### [DATA SECTION]
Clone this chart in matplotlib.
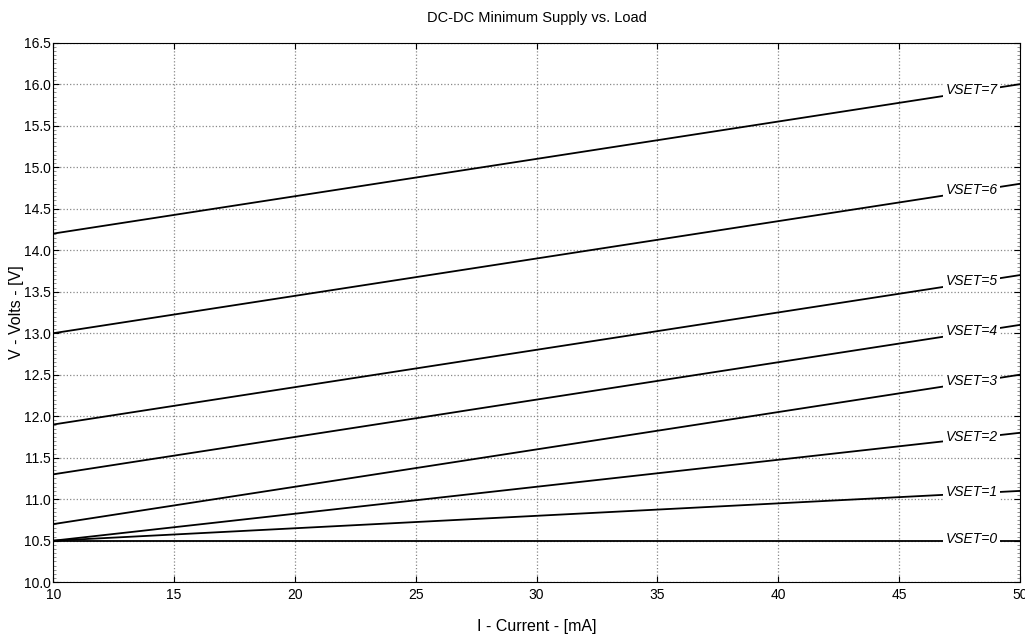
import matplotlib
matplotlib.use("Agg")
import matplotlib.pyplot as plt
import numpy as np
from matplotlib.ticker import MultipleLocator

plt.rcParams['font.family'] = ['Liberation Sans', 'DejaVu Sans']

# load current [mA] at the two ends of each line
current = [10, 50]
vset_labels = ['VSET=0', 'VSET=1', 'VSET=2', 'VSET=3', 'VSET=4', 'VSET=5', 'VSET=6', 'VSET=7']
v_start = [10.5, 10.5, 10.5, 10.7, 11.3, 11.9, 13.0, 14.2]
v_end = [10.5, 11.1, 11.8, 12.5, 13.1, 13.7, 14.8, 16.0]
label_x = 48.0

fig = plt.figure(figsize=(10.25, 6.37), dpi=100)
ax = fig.add_axes([0.052, 0.086, 0.943, 0.847])

for name, v0, v1 in zip(vset_labels, v_start, v_end):
    ax.plot(current, [v0, v1], color='black', linewidth=1.3, zorder=3)
    y_lab = np.interp(label_x, current, [v0, v1])
    ax.text(label_x, y_lab + 0.02, name, fontsize=10, style='italic', ha='center', va='center',
            zorder=4, bbox=dict(facecolor='white', edgecolor='none', pad=1.5))

ax.set_xlim(10, 50)
ax.set_ylim(10.0, 16.5)
ax.xaxis.set_major_locator(MultipleLocator(5))
ax.yaxis.set_major_locator(MultipleLocator(0.5))
ax.yaxis.set_minor_locator(MultipleLocator(0.05))
ax.yaxis.set_major_formatter(matplotlib.ticker.FormatStrFormatter('%.1f'))
ax.tick_params(which='both', direction='in', top=True, right=True, labelsize=10, pad=2)
ax.tick_params(axis='x', pad=4)
ax.tick_params(which='major', length=4, width=0.8)
ax.tick_params(which='minor', length=2, width=0.5, color='#666666')
ax.grid(True, which='major', linestyle=':', color='#888888', linewidth=0.9)

ax.set_title('DC-DC Minimum Supply vs. Load', fontsize=10.5, pad=15)
ax.set_xlabel('I - Current - [mA]', fontsize=11.5)
ax.set_ylabel('V - Volts - [V]', fontsize=11.5, labelpad=0)
ax.xaxis.set_label_coords(0.5, -0.068)

fig.savefig('out.png', dpi=100)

### [EXERCISE GOAL]
Return the material word for word. Pictures are not part of the copy.

### [TASK OUTPUT]
Clone this chart in matplotlib.
import matplotlib
matplotlib.use("Agg")
import matplotlib.pyplot as plt
import numpy as np
from matplotlib.ticker import MultipleLocator

plt.rcParams['font.family'] = ['Liberation Sans', 'DejaVu Sans']

# load current [mA] at the two ends of each line
current = [10, 50]
vset_labels = ['VSET=0', 'VSET=1', 'VSET=2', 'VSET=3', 'VSET=4', 'VSET=5', 'VSET=6', 'VSET=7']
v_start = [10.5, 10.5, 10.5, 10.7, 11.3, 11.9, 13.0, 14.2]
v_end = [10.5, 11.1, 11.8, 12.5, 13.1, 13.7, 14.8, 16.0]
label_x = 48.0

fig = plt.figure(figsize=(10.25, 6.37), dpi=100)
ax = fig.add_axes([0.052, 0.086, 0.943, 0.847])

for name, v0, v1 in zip(vset_labels, v_start, v_end):
    ax.plot(current, [v0, v1], color='black', linewidth=1.3, zorder=3)
    y_lab = np.interp(label_x, current, [v0, v1])
    ax.text(label_x, y_lab + 0.02, name, fontsize=10, style='italic', ha='center', va='center',
            zorder=4, bbox=dict(facecolor='white', edgecolor='none', pad=1.5))

ax.set_xlim(10, 50)
ax.set_ylim(10.0, 16.5)
ax.xaxis.set_major_locator(MultipleLocator(5))
ax.yaxis.set_major_locator(MultipleLocator(0.5))
ax.yaxis.set_minor_locator(MultipleLocator(0.05))
ax.yaxis.set_major_formatter(matplotlib.ticker.FormatStrFormatter('%.1f'))
ax.tick_params(which='both', direction='in', top=True, right=True, labelsize=10, pad=2)
ax.tick_params(axis='x', pad=4)
ax.tick_params(which='major', length=4, width=0.8)
ax.tick_params(which='minor', length=2, width=0.5, color='#666666')
ax.grid(True, which='major', linestyle=':', color='#888888', linewidth=0.9)

ax.set_title('DC-DC Minimum Supply vs. Load', fontsize=10.5, pad=15)
ax.set_xlabel('I - Current - [mA]', fontsize=11.5)
ax.set_ylabel('V - Volts - [V]', fontsize=11.5, labelpad=0)
ax.xaxis.set_label_coords(0.5, -0.068)

fig.savefig('out.png', dpi=100)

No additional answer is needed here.